■ Problem requirements ■
Reproduce the data that follows in its entirety, character for character.

■ Information supplied ■

_____

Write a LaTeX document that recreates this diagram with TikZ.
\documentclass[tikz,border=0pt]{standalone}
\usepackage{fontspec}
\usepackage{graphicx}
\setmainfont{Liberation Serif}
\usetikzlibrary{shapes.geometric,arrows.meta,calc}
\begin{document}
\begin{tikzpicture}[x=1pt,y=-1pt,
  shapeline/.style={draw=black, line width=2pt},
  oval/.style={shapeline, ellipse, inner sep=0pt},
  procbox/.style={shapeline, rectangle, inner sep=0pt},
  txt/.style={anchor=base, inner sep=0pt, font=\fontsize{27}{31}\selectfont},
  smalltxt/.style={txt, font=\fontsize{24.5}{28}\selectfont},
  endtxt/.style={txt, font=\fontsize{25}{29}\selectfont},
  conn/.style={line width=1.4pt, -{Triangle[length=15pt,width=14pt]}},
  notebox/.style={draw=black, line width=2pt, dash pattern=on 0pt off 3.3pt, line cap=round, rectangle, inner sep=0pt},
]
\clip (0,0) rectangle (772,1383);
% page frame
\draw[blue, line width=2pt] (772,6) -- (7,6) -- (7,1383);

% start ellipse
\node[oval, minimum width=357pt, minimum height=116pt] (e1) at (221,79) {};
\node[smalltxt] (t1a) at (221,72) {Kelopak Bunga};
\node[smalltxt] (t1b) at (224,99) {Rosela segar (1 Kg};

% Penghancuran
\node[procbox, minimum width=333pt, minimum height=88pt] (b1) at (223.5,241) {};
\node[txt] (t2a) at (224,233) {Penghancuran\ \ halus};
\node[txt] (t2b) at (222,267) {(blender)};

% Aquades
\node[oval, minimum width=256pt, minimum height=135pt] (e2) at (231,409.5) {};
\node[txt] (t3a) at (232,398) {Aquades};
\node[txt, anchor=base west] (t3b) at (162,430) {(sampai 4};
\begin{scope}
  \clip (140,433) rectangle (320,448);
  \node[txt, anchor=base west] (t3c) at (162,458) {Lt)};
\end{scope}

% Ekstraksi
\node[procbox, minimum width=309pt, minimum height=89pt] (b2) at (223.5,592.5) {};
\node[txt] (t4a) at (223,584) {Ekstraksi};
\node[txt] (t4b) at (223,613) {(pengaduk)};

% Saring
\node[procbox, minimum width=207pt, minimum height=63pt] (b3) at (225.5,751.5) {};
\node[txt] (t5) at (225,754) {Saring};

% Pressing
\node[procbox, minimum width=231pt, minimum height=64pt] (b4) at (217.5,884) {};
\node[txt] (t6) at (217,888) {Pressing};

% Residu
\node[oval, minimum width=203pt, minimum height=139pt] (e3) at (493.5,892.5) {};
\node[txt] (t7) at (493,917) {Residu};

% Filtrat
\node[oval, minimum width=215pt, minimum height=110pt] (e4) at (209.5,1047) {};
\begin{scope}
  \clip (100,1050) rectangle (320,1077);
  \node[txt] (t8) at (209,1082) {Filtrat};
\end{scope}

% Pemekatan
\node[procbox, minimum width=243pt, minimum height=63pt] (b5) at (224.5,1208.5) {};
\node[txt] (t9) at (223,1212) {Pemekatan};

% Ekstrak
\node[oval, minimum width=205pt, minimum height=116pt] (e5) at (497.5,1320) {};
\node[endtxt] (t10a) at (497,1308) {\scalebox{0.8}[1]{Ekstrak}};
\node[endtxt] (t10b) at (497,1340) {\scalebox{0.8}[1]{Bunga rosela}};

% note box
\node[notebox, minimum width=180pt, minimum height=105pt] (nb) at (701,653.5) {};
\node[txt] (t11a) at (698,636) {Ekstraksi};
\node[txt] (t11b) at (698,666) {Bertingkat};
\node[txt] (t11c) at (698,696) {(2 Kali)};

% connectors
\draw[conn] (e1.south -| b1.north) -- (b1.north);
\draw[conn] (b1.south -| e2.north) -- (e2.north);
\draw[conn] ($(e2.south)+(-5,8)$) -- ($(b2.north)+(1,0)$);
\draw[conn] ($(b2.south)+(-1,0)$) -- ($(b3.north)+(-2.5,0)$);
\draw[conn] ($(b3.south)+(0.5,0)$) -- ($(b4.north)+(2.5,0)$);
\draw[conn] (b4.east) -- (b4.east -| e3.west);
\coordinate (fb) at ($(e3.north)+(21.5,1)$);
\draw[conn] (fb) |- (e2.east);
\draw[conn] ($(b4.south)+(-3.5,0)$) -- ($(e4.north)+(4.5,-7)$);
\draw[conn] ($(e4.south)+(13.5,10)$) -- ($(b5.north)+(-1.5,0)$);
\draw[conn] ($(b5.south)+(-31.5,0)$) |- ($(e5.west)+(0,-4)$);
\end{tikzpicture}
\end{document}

_____

■ Finished answer ■
Write a LaTeX document that recreates this diagram with TikZ.
\documentclass[tikz,border=0pt]{standalone}
\usepackage{fontspec}
\usepackage{graphicx}
\setmainfont{Liberation Serif}
\usetikzlibrary{shapes.geometric,arrows.meta,calc}
\begin{document}
\begin{tikzpicture}[x=1pt,y=-1pt,
  shapeline/.style={draw=black, line width=2pt},
  oval/.style={shapeline, ellipse, inner sep=0pt},
  procbox/.style={shapeline, rectangle, inner sep=0pt},
  txt/.style={anchor=base, inner sep=0pt, font=\fontsize{27}{31}\selectfont},
  smalltxt/.style={txt, font=\fontsize{24.5}{28}\selectfont},
  endtxt/.style={txt, font=\fontsize{25}{29}\selectfont},
  conn/.style={line width=1.4pt, -{Triangle[length=15pt,width=14pt]}},
  notebox/.style={draw=black, line width=2pt, dash pattern=on 0pt off 3.3pt, line cap=round, rectangle, inner sep=0pt},
]
\clip (0,0) rectangle (772,1383);
% page frame
\draw[blue, line width=2pt] (772,6) -- (7,6) -- (7,1383);

% start ellipse
\node[oval, minimum width=357pt, minimum height=116pt] (e1) at (221,79) {};
\node[smalltxt] (t1a) at (221,72) {Kelopak Bunga};
\node[smalltxt] (t1b) at (224,99) {Rosela segar (1 Kg};

% Penghancuran
\node[procbox, minimum width=333pt, minimum height=88pt] (b1) at (223.5,241) {};
\node[txt] (t2a) at (224,233) {Penghancuran\ \ halus};
\node[txt] (t2b) at (222,267) {(blender)};

% Aquades
\node[oval, minimum width=256pt, minimum height=135pt] (e2) at (231,409.5) {};
\node[txt] (t3a) at (232,398) {Aquades};
\node[txt, anchor=base west] (t3b) at (162,430) {(sampai 4};
\begin{scope}
  \clip (140,433) rectangle (320,448);
  \node[txt, anchor=base west] (t3c) at (162,458) {Lt)};
\end{scope}

% Ekstraksi
\node[procbox, minimum width=309pt, minimum height=89pt] (b2) at (223.5,592.5) {};
\node[txt] (t4a) at (223,584) {Ekstraksi};
\node[txt] (t4b) at (223,613) {(pengaduk)};

% Saring
\node[procbox, minimum width=207pt, minimum height=63pt] (b3) at (225.5,751.5) {};
\node[txt] (t5) at (225,754) {Saring};

% Pressing
\node[procbox, minimum width=231pt, minimum height=64pt] (b4) at (217.5,884) {};
\node[txt] (t6) at (217,888) {Pressing};

% Residu
\node[oval, minimum width=203pt, minimum height=139pt] (e3) at (493.5,892.5) {};
\node[txt] (t7) at (493,917) {Residu};

% Filtrat
\node[oval, minimum width=215pt, minimum height=110pt] (e4) at (209.5,1047) {};
\begin{scope}
  \clip (100,1050) rectangle (320,1077);
  \node[txt] (t8) at (209,1082) {Filtrat};
\end{scope}

% Pemekatan
\node[procbox, minimum width=243pt, minimum height=63pt] (b5) at (224.5,1208.5) {};
\node[txt] (t9) at (223,1212) {Pemekatan};

% Ekstrak
\node[oval, minimum width=205pt, minimum height=116pt] (e5) at (497.5,1320) {};
\node[endtxt] (t10a) at (497,1308) {\scalebox{0.8}[1]{Ekstrak}};
\node[endtxt] (t10b) at (497,1340) {\scalebox{0.8}[1]{Bunga rosela}};

% note box
\node[notebox, minimum width=180pt, minimum height=105pt] (nb) at (701,653.5) {};
\node[txt] (t11a) at (698,636) {Ekstraksi};
\node[txt] (t11b) at (698,666) {Bertingkat};
\node[txt] (t11c) at (698,696) {(2 Kali)};

% connectors
\draw[conn] (e1.south -| b1.north) -- (b1.north);
\draw[conn] (b1.south -| e2.north) -- (e2.north);
\draw[conn] ($(e2.south)+(-5,8)$) -- ($(b2.north)+(1,0)$);
\draw[conn] ($(b2.south)+(-1,0)$) -- ($(b3.north)+(-2.5,0)$);
\draw[conn] ($(b3.south)+(0.5,0)$) -- ($(b4.north)+(2.5,0)$);
\draw[conn] (b4.east) -- (b4.east -| e3.west);
\coordinate (fb) at ($(e3.north)+(21.5,1)$);
\draw[conn] (fb) |- (e2.east);
\draw[conn] ($(b4.south)+(-3.5,0)$) -- ($(e4.north)+(4.5,-7)$);
\draw[conn] ($(e4.south)+(13.5,10)$) -- ($(b5.north)+(-1.5,0)$);
\draw[conn] ($(b5.south)+(-31.5,0)$) |- ($(e5.west)+(0,-4)$);
\end{tikzpicture}
\end{document}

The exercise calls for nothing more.